## START Information supplied
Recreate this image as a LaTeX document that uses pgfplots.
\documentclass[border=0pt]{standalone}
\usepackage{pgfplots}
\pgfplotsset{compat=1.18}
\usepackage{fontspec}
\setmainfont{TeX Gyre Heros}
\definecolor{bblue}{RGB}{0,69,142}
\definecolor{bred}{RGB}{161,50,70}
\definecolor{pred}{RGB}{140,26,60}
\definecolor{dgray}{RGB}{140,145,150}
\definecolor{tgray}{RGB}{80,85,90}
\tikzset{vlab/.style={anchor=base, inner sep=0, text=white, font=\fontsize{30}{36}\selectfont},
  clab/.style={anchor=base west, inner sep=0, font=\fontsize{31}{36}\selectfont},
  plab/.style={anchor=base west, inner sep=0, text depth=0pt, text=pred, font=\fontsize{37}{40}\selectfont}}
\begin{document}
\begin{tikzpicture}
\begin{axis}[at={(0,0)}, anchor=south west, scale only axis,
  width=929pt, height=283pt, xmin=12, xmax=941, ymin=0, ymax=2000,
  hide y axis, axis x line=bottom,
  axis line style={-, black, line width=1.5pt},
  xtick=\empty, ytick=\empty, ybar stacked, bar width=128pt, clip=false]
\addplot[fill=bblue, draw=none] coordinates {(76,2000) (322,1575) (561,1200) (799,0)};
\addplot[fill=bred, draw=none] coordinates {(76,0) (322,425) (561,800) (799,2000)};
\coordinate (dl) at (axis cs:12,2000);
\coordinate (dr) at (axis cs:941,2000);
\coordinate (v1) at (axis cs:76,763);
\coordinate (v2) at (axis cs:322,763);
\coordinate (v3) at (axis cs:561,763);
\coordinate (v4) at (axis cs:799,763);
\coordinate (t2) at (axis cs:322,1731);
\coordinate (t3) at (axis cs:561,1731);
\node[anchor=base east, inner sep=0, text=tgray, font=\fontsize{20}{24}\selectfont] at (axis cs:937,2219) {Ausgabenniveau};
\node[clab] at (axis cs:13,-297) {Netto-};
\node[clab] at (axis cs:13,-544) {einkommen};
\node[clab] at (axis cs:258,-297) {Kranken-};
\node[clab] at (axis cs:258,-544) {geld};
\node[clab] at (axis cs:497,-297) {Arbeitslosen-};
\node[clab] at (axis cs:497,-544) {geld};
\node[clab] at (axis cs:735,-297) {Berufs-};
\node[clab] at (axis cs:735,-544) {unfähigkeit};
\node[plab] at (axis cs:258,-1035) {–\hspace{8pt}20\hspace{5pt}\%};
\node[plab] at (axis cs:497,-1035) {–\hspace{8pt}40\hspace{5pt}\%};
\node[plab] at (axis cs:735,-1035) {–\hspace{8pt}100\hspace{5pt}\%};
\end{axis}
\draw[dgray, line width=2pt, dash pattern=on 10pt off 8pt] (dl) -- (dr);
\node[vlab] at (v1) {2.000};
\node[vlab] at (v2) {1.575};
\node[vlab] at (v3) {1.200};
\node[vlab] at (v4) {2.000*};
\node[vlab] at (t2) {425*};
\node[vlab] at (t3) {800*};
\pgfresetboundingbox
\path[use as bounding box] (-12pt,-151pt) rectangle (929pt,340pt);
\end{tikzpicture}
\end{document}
## END Information supplied
## START Information supplied
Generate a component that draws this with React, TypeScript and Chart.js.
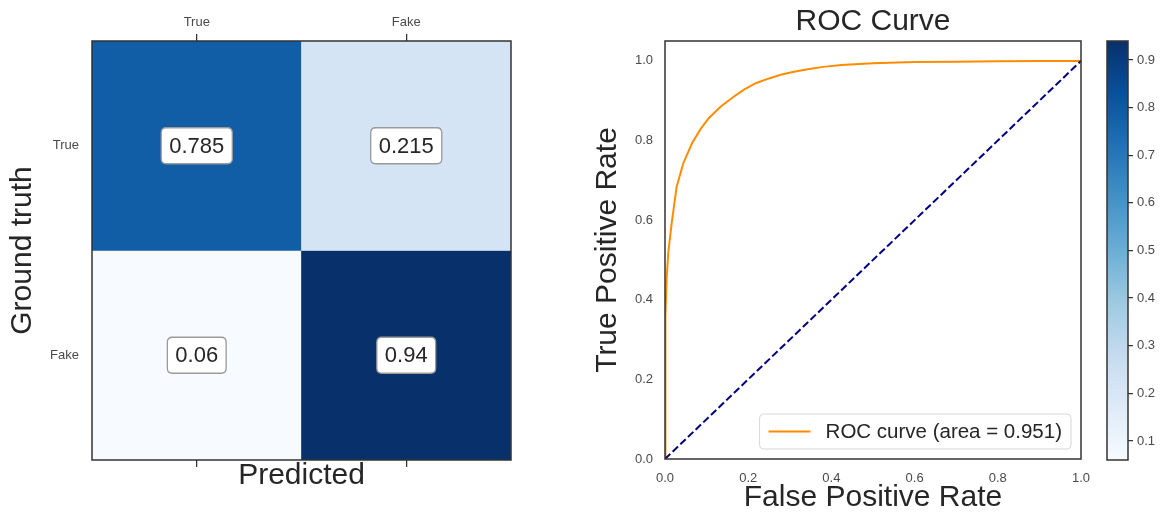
## END Information supplied
## START Information supplied
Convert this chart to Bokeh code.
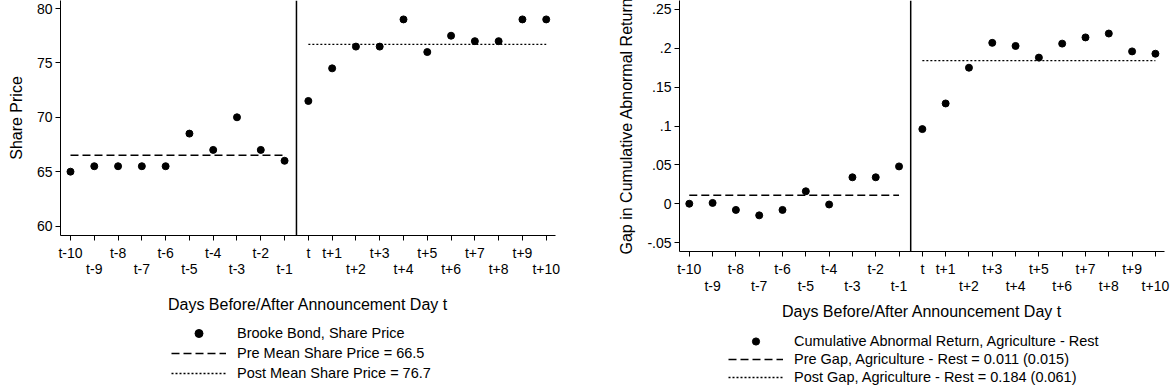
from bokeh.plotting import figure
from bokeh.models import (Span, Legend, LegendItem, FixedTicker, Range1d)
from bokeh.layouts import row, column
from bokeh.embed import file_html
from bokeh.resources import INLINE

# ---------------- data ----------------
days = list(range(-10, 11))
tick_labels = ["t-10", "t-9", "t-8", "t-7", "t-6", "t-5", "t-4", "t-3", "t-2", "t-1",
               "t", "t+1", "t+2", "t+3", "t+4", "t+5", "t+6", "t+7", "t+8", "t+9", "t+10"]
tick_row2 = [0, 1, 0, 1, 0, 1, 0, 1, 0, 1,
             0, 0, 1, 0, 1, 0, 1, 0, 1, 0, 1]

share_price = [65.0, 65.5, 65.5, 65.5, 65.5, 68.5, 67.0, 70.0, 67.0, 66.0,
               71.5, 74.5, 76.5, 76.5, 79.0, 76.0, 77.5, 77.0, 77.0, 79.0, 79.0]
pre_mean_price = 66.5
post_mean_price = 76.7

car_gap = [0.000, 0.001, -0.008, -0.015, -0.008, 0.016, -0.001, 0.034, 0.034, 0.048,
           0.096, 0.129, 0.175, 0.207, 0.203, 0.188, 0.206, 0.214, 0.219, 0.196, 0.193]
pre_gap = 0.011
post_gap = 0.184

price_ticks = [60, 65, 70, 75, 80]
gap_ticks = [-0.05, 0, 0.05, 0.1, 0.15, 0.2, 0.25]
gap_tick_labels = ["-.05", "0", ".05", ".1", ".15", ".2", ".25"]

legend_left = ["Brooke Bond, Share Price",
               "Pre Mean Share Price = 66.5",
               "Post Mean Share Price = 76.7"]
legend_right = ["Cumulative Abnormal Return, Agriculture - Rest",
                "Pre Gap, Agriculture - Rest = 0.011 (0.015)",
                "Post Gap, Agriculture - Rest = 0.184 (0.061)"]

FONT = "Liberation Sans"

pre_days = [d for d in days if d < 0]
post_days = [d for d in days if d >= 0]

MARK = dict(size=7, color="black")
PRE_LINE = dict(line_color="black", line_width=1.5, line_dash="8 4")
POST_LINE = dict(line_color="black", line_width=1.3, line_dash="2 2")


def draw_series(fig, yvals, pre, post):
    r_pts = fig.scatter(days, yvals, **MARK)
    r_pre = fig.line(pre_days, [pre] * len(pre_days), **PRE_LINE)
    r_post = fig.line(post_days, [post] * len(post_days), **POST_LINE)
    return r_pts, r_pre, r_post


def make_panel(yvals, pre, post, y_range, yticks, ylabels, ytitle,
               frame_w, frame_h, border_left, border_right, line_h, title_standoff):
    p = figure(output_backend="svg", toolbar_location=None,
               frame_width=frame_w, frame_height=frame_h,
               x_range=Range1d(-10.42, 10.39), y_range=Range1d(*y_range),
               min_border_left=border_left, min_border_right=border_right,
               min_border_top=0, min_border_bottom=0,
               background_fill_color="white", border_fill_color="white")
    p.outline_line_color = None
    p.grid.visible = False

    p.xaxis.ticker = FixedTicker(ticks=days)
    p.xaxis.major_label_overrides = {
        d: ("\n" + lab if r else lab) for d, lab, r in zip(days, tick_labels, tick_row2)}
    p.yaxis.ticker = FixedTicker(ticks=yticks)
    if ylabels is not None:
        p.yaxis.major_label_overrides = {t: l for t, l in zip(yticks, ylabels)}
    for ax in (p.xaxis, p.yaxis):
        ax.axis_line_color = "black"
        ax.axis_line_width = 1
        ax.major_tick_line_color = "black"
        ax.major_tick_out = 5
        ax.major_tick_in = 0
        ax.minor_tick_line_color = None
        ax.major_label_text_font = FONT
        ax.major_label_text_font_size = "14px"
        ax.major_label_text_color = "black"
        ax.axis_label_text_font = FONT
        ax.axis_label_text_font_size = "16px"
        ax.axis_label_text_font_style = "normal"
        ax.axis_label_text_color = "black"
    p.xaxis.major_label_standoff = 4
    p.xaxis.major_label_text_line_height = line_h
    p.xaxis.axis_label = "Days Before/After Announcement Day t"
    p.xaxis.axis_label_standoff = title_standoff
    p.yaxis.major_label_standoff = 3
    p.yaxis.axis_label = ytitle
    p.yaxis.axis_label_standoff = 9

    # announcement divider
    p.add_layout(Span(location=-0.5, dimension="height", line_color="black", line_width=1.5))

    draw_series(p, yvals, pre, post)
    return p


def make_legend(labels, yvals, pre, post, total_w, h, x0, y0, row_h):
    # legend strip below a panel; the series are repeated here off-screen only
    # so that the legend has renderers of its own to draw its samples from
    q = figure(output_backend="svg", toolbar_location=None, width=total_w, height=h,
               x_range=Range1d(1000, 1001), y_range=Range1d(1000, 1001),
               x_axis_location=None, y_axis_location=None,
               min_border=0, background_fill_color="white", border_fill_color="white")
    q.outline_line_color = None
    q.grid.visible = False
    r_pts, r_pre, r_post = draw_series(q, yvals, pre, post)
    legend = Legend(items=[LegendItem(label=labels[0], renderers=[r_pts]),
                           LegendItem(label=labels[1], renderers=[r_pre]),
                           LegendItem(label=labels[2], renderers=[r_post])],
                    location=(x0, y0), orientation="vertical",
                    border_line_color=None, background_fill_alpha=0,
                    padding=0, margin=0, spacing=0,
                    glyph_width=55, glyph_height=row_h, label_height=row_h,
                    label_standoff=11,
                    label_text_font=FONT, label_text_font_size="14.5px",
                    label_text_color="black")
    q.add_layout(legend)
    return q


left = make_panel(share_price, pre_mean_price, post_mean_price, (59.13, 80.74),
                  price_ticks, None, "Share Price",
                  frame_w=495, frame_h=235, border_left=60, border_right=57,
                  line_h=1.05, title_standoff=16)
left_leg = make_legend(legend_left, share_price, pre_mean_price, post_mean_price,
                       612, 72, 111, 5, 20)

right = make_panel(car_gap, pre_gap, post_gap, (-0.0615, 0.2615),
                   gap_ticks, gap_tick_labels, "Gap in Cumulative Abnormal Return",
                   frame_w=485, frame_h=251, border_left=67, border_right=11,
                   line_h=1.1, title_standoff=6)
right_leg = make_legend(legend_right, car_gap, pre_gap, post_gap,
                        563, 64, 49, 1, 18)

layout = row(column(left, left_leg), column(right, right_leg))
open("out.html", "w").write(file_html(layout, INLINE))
## END Information supplied
• Task brief
Go up to the line with "Convert this chart to Bokeh code." and retype exactly from there through the line with "post_mean_price = 76.7". Leave out pictures.

• Right answer
Convert this chart to Bokeh code.
from bokeh.plotting import figure
from bokeh.models import (Span, Legend, LegendItem, FixedTicker, Range1d)
from bokeh.layouts import row, column
from bokeh.embed import file_html
from bokeh.resources import INLINE

# ---------------- data ----------------
days = list(range(-10, 11))
tick_labels = ["t-10", "t-9", "t-8", "t-7", "t-6", "t-5", "t-4", "t-3", "t-2", "t-1",
               "t", "t+1", "t+2", "t+3", "t+4", "t+5", "t+6", "t+7", "t+8", "t+9", "t+10"]
tick_row2 = [0, 1, 0, 1, 0, 1, 0, 1, 0, 1,
             0, 0, 1, 0, 1, 0, 1, 0, 1, 0, 1]

share_price = [65.0, 65.5, 65.5, 65.5, 65.5, 68.5, 67.0, 70.0, 67.0, 66.0,
               71.5, 74.5, 76.5, 76.5, 79.0, 76.0, 77.5, 77.0, 77.0, 79.0, 79.0]
pre_mean_price = 66.5
post_mean_price = 76.7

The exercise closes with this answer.